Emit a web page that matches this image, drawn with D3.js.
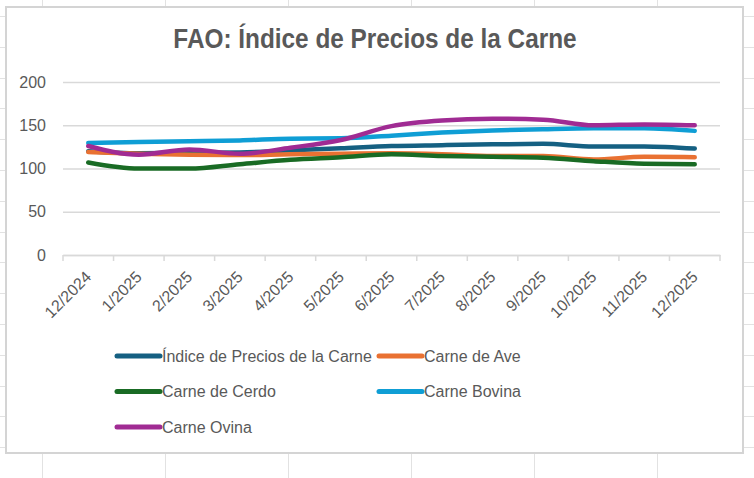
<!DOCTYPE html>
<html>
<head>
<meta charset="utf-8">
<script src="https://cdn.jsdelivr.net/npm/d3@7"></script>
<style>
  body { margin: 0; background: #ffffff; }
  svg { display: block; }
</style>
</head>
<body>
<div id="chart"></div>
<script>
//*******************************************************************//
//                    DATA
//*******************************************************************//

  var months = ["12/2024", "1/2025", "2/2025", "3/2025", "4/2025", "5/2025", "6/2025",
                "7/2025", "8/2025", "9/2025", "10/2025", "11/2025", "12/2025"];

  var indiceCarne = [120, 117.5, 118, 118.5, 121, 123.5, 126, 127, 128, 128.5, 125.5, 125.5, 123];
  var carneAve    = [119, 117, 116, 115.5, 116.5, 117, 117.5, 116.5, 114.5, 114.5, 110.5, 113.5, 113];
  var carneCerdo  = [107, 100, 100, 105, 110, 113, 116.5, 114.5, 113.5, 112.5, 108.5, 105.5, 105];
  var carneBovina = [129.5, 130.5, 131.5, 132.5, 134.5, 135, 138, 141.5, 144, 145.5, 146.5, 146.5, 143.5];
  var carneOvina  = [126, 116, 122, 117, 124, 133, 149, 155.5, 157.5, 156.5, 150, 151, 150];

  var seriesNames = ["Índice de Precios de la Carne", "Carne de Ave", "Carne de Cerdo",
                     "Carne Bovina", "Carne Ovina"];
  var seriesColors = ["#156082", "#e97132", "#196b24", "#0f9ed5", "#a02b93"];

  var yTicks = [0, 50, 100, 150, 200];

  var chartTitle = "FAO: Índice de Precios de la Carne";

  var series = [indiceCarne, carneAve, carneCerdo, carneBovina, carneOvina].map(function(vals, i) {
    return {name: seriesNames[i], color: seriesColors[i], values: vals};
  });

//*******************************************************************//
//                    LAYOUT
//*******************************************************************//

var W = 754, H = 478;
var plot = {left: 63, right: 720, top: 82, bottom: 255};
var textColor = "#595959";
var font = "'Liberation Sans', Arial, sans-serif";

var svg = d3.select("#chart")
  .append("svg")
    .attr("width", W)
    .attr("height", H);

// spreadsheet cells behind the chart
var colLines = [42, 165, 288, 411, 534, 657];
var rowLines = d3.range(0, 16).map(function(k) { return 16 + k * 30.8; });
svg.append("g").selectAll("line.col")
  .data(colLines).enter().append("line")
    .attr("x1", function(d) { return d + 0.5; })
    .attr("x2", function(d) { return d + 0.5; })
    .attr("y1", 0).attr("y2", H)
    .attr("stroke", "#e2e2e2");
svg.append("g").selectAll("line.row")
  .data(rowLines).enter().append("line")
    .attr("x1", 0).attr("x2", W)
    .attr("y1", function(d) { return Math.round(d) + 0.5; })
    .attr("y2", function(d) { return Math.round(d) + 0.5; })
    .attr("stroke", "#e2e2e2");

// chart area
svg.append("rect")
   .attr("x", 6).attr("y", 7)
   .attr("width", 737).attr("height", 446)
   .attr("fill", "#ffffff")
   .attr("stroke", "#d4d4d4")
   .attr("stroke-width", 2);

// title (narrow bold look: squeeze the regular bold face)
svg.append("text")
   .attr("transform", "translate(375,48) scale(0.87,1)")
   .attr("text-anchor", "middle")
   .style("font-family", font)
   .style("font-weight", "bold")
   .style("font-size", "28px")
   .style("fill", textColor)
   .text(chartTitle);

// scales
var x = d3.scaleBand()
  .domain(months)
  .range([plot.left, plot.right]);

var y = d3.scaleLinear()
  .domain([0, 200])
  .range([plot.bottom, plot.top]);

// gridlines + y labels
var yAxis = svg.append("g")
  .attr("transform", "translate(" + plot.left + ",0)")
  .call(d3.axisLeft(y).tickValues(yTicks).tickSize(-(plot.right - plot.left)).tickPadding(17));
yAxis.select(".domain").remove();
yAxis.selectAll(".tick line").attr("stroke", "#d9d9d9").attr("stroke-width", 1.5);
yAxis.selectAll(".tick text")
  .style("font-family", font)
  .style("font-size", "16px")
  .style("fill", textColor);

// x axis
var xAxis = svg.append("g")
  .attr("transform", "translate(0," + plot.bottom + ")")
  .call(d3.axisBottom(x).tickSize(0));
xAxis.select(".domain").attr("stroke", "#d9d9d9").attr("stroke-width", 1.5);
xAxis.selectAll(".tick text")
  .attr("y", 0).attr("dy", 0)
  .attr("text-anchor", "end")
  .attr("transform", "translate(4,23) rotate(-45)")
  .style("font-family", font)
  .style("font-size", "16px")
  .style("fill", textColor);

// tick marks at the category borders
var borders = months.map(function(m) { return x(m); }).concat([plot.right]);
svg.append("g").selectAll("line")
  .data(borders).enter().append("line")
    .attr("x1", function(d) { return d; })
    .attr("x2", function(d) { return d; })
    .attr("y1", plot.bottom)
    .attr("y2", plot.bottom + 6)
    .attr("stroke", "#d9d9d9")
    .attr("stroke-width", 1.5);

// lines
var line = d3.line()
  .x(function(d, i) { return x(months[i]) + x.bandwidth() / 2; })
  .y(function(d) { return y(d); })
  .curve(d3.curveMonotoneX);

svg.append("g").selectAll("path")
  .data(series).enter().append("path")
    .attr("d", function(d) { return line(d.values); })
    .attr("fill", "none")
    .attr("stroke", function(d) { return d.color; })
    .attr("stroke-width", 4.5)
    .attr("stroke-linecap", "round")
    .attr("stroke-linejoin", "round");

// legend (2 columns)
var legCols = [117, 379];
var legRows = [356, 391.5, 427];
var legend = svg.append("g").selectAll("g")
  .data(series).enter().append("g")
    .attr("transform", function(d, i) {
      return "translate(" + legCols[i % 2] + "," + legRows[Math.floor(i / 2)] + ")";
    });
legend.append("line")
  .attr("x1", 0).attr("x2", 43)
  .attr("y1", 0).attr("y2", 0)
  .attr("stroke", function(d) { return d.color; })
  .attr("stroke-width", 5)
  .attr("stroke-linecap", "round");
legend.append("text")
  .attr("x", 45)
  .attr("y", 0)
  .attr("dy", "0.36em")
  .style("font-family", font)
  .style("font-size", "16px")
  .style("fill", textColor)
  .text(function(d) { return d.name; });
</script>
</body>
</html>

**SHORT PROBLEM:**
Restate the listing above word for word, and skip the pictures.

**TASK RESPONSE:**
Emit a web page that matches this image, drawn with D3.js.
<!DOCTYPE html>
<html>
<head>
<meta charset="utf-8">
<script src="https://cdn.jsdelivr.net/npm/d3@7"></script>
<style>
  body { margin: 0; background: #ffffff; }
  svg { display: block; }
</style>
</head>
<body>
<div id="chart"></div>
<script>
//*******************************************************************//
//                    DATA
//*******************************************************************//

  var months = ["12/2024", "1/2025", "2/2025", "3/2025", "4/2025", "5/2025", "6/2025",
                "7/2025", "8/2025", "9/2025", "10/2025", "11/2025", "12/2025"];

  var indiceCarne = [120, 117.5, 118, 118.5, 121, 123.5, 126, 127, 128, 128.5, 125.5, 125.5, 123];
  var carneAve    = [119, 117, 116, 115.5, 116.5, 117, 117.5, 116.5, 114.5, 114.5, 110.5, 113.5, 113];
  var carneCerdo  = [107, 100, 100, 105, 110, 113, 116.5, 114.5, 113.5, 112.5, 108.5, 105.5, 105];
  var carneBovina = [129.5, 130.5, 131.5, 132.5, 134.5, 135, 138, 141.5, 144, 145.5, 146.5, 146.5, 143.5];
  var carneOvina  = [126, 116, 122, 117, 124, 133, 149, 155.5, 157.5, 156.5, 150, 151, 150];

  var seriesNames = ["Índice de Precios de la Carne", "Carne de Ave", "Carne de Cerdo",
                     "Carne Bovina", "Carne Ovina"];
  var seriesColors = ["#156082", "#e97132", "#196b24", "#0f9ed5", "#a02b93"];

  var yTicks = [0, 50, 100, 150, 200];

  var chartTitle = "FAO: Índice de Precios de la Carne";

  var series = [indiceCarne, carneAve, carneCerdo, carneBovina, carneOvina].map(function(vals, i) {
    return {name: seriesNames[i], color: seriesColors[i], values: vals};
  });

//*******************************************************************//
//                    LAYOUT
//*******************************************************************//

var W = 754, H = 478;
var plot = {left: 63, right: 720, top: 82, bottom: 255};
var textColor = "#595959";
var font = "'Liberation Sans', Arial, sans-serif";

var svg = d3.select("#chart")
  .append("svg")
    .attr("width", W)
    .attr("height", H);

// spreadsheet cells behind the chart
var colLines = [42, 165, 288, 411, 534, 657];
var rowLines = d3.range(0, 16).map(function(k) { return 16 + k * 30.8; });
svg.append("g").selectAll("line.col")
  .data(colLines).enter().append("line")
    .attr("x1", function(d) { return d + 0.5; })
    .attr("x2", function(d) { return d + 0.5; })
    .attr("y1", 0).attr("y2", H)
    .attr("stroke", "#e2e2e2");
svg.append("g").selectAll("line.row")
  .data(rowLines).enter().append("line")
    .attr("x1", 0).attr("x2", W)
    .attr("y1", function(d) { return Math.round(d) + 0.5; })
    .attr("y2", function(d) { return Math.round(d) + 0.5; })
    .attr("stroke", "#e2e2e2");

// chart area
svg.append("rect")
   .attr("x", 6).attr("y", 7)
   .attr("width", 737).attr("height", 446)
   .attr("fill", "#ffffff")
   .attr("stroke", "#d4d4d4")
   .attr("stroke-width", 2);

// title (narrow bold look: squeeze the regular bold face)
svg.append("text")
   .attr("transform", "translate(375,48) scale(0.87,1)")
   .attr("text-anchor", "middle")
   .style("font-family", font)
   .style("font-weight", "bold")
   .style("font-size", "28px")
   .style("fill", textColor)
   .text(chartTitle);

// scales
var x = d3.scaleBand()
  .domain(months)
  .range([plot.left, plot.right]);

var y = d3.scaleLinear()
  .domain([0, 200])
  .range([plot.bottom, plot.top]);

// gridlines + y labels
var yAxis = svg.append("g")
  .attr("transform", "translate(" + plot.left + ",0)")
  .call(d3.axisLeft(y).tickValues(yTicks).tickSize(-(plot.right - plot.left)).tickPadding(17));
yAxis.select(".domain").remove();
yAxis.selectAll(".tick line").attr("stroke", "#d9d9d9").attr("stroke-width", 1.5);
yAxis.selectAll(".tick text")
  .style("font-family", font)
  .style("font-size", "16px")
  .style("fill", textColor);

// x axis
var xAxis = svg.append("g")
  .attr("transform", "translate(0," + plot.bottom + ")")
  .call(d3.axisBottom(x).tickSize(0));
xAxis.select(".domain").attr("stroke", "#d9d9d9").attr("stroke-width", 1.5);
xAxis.selectAll(".tick text")
  .attr("y", 0).attr("dy", 0)
  .attr("text-anchor", "end")
  .attr("transform", "translate(4,23) rotate(-45)")
  .style("font-family", font)
  .style("font-size", "16px")
  .style("fill", textColor);

// tick marks at the category borders
var borders = months.map(function(m) { return x(m); }).concat([plot.right]);
svg.append("g").selectAll("line")
  .data(borders).enter().append("line")
    .attr("x1", function(d) { return d; })
    .attr("x2", function(d) { return d; })
    .attr("y1", plot.bottom)
    .attr("y2", plot.bottom + 6)
    .attr("stroke", "#d9d9d9")
    .attr("stroke-width", 1.5);

// lines
var line = d3.line()
  .x(function(d, i) { return x(months[i]) + x.bandwidth() / 2; })
  .y(function(d) { return y(d); })
  .curve(d3.curveMonotoneX);

svg.append("g").selectAll("path")
  .data(series).enter().append("path")
    .attr("d", function(d) { return line(d.values); })
    .attr("fill", "none")
    .attr("stroke", function(d) { return d.color; })
    .attr("stroke-width", 4.5)
    .attr("stroke-linecap", "round")
    .attr("stroke-linejoin", "round");

// legend (2 columns)
var legCols = [117, 379];
var legRows = [356, 391.5, 427];
var legend = svg.append("g").selectAll("g")
  .data(series).enter().append("g")
    .attr("transform", function(d, i) {
      return "translate(" + legCols[i % 2] + "," + legRows[Math.floor(i / 2)] + ")";
    });
legend.append("line")
  .attr("x1", 0).attr("x2", 43)
  .attr("y1", 0).attr("y2", 0)
  .attr("stroke", function(d) { return d.color; })
  .attr("stroke-width", 5)
  .attr("stroke-linecap", "round");
legend.append("text")
  .attr("x", 45)
  .attr("y", 0)
  .attr("dy", "0.36em")
  .style("font-family", font)
  .style("font-size", "16px")
  .style("fill", textColor)
  .text(function(d) { return d.name; });
</script>
</body>
</html>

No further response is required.